§ **Problem details**: Report every line in the listing that contains the string "script".

§ **Records for the task**:
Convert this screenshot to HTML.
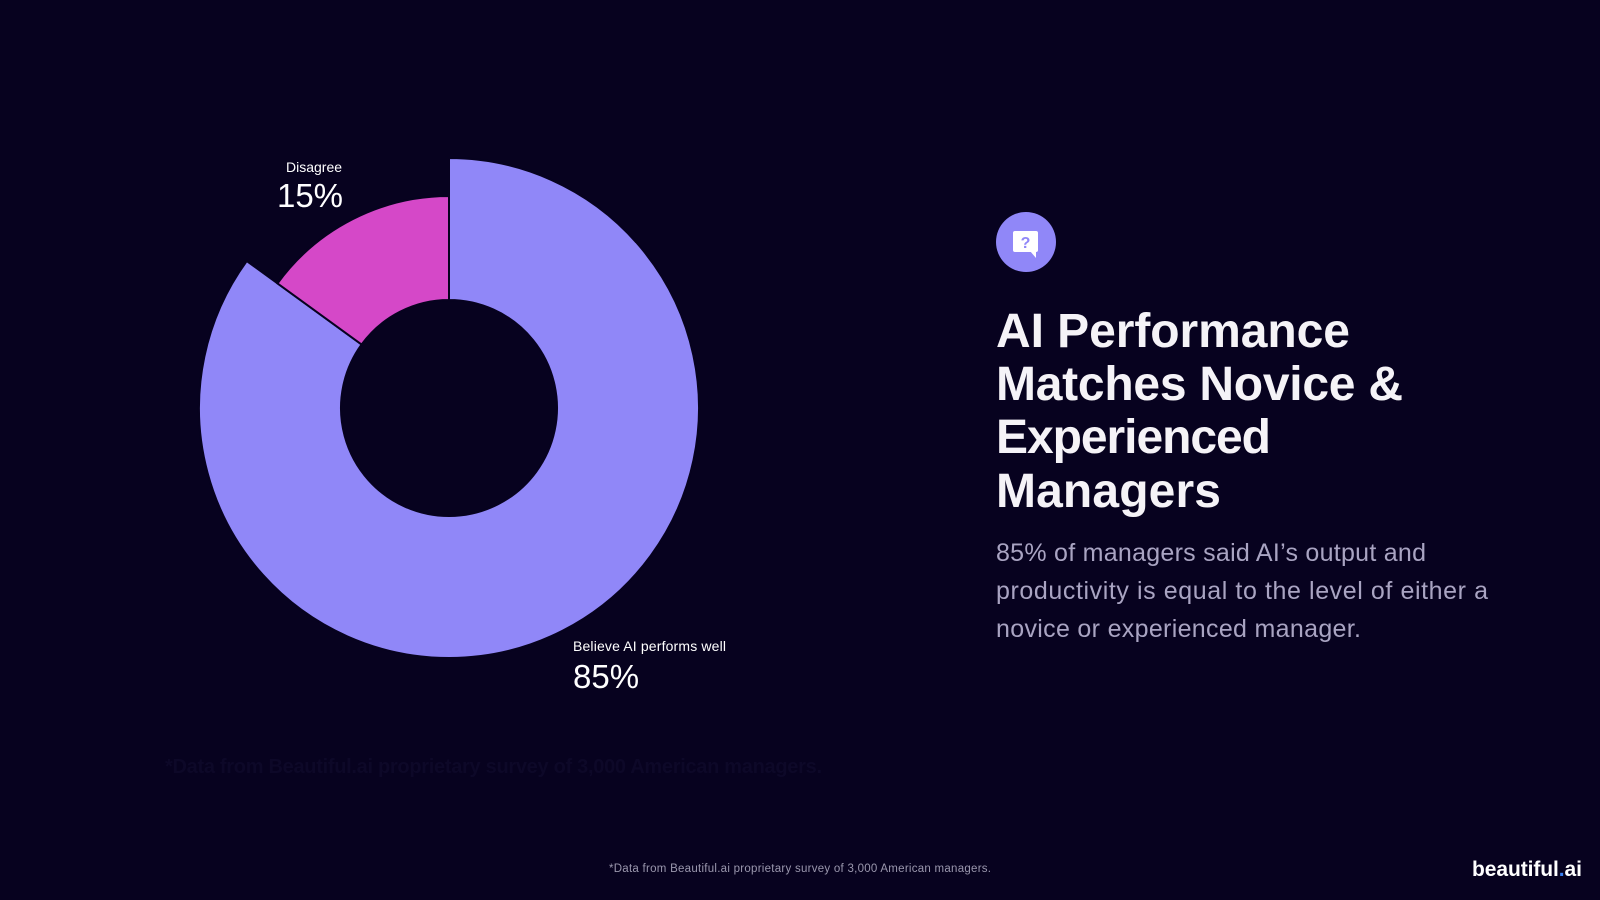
* * *
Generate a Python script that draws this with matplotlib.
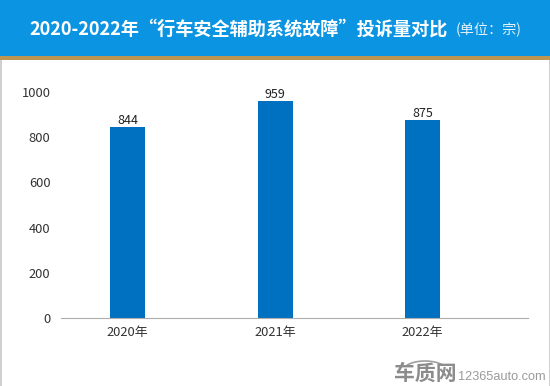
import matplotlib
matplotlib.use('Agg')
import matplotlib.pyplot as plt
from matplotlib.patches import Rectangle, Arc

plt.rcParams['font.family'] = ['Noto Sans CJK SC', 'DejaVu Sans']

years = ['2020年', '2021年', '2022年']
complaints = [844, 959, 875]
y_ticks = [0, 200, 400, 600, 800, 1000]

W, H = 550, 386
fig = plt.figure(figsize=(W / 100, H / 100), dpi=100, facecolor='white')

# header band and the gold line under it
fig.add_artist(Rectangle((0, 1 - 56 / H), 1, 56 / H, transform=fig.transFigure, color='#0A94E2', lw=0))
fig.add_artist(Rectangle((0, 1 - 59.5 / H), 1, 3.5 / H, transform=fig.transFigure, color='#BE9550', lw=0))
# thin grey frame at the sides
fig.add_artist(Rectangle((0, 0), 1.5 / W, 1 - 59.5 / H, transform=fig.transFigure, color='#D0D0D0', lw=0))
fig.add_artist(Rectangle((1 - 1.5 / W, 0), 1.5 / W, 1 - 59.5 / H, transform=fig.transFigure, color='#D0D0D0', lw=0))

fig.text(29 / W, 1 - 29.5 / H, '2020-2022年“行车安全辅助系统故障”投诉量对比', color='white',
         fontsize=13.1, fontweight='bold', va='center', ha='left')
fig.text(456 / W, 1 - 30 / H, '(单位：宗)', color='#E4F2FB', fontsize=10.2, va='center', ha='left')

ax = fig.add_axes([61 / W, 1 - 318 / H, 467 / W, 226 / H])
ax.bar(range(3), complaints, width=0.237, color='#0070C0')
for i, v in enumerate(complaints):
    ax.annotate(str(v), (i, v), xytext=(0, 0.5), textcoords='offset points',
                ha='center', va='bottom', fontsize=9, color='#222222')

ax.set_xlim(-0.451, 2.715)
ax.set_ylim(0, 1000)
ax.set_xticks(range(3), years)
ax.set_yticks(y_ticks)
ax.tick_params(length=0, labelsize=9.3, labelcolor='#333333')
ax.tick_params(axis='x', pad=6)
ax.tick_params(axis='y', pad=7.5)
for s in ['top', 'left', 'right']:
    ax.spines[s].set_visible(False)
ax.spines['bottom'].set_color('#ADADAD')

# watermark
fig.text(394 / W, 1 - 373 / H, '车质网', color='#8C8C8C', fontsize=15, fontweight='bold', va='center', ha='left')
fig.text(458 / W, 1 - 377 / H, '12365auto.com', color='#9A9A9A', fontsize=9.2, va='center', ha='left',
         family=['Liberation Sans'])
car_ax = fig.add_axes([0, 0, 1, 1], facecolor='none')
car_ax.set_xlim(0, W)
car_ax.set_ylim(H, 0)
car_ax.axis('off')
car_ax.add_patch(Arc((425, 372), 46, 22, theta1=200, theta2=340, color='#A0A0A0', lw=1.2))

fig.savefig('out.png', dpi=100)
--
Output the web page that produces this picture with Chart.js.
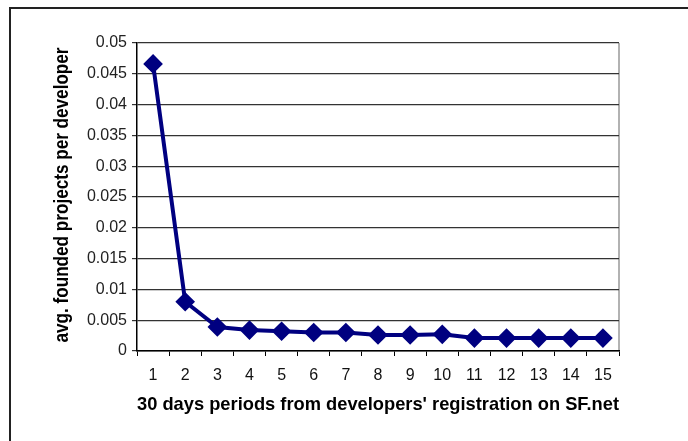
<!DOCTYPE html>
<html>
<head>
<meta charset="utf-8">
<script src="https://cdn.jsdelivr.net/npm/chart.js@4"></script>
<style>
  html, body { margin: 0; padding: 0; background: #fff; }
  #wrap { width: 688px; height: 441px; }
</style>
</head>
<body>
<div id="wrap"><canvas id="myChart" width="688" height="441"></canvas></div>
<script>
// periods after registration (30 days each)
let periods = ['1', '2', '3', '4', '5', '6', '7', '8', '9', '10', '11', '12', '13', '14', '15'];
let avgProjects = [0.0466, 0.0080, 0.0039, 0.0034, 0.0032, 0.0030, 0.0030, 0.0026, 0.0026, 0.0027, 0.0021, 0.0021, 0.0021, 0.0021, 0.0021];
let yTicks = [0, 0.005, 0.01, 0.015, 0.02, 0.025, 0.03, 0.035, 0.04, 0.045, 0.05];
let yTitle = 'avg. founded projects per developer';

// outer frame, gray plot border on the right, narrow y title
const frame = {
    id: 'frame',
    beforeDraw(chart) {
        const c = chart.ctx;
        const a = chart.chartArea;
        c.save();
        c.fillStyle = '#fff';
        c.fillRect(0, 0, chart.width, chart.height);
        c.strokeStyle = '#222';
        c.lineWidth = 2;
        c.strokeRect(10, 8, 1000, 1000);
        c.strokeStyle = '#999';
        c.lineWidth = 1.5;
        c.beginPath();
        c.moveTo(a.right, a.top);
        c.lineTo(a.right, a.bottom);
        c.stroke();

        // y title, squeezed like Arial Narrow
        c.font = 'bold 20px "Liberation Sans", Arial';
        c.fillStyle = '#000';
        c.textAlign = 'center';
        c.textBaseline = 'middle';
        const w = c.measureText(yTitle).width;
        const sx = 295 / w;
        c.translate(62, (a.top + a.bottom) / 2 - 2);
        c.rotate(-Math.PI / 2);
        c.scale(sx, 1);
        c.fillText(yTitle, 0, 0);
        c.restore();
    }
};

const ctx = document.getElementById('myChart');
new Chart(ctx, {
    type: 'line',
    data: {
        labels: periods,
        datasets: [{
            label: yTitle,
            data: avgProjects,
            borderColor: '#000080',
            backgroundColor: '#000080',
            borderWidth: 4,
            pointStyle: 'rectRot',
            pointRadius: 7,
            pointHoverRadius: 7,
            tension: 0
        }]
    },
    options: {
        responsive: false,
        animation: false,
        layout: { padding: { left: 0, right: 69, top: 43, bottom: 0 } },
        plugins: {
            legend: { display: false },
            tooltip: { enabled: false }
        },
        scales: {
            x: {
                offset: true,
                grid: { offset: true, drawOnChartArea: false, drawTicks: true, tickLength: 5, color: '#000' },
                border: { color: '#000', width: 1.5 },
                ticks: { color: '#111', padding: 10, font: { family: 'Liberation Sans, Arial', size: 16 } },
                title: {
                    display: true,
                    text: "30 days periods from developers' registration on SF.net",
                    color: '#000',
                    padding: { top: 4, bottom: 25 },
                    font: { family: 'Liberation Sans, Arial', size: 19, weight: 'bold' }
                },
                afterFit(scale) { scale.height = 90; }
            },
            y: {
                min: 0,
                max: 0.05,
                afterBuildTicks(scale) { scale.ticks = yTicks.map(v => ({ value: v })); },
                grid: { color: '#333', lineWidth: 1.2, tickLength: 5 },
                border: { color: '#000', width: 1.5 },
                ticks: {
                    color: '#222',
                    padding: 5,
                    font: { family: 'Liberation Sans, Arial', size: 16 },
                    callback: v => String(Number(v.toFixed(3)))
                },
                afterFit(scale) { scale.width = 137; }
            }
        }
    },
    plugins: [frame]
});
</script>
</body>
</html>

§ **Exercise solution**:
Generate a Python script that draws this with matplotlib.
<script src="https://cdn.jsdelivr.net/npm/chart.js@4"></script>
<script>
</script>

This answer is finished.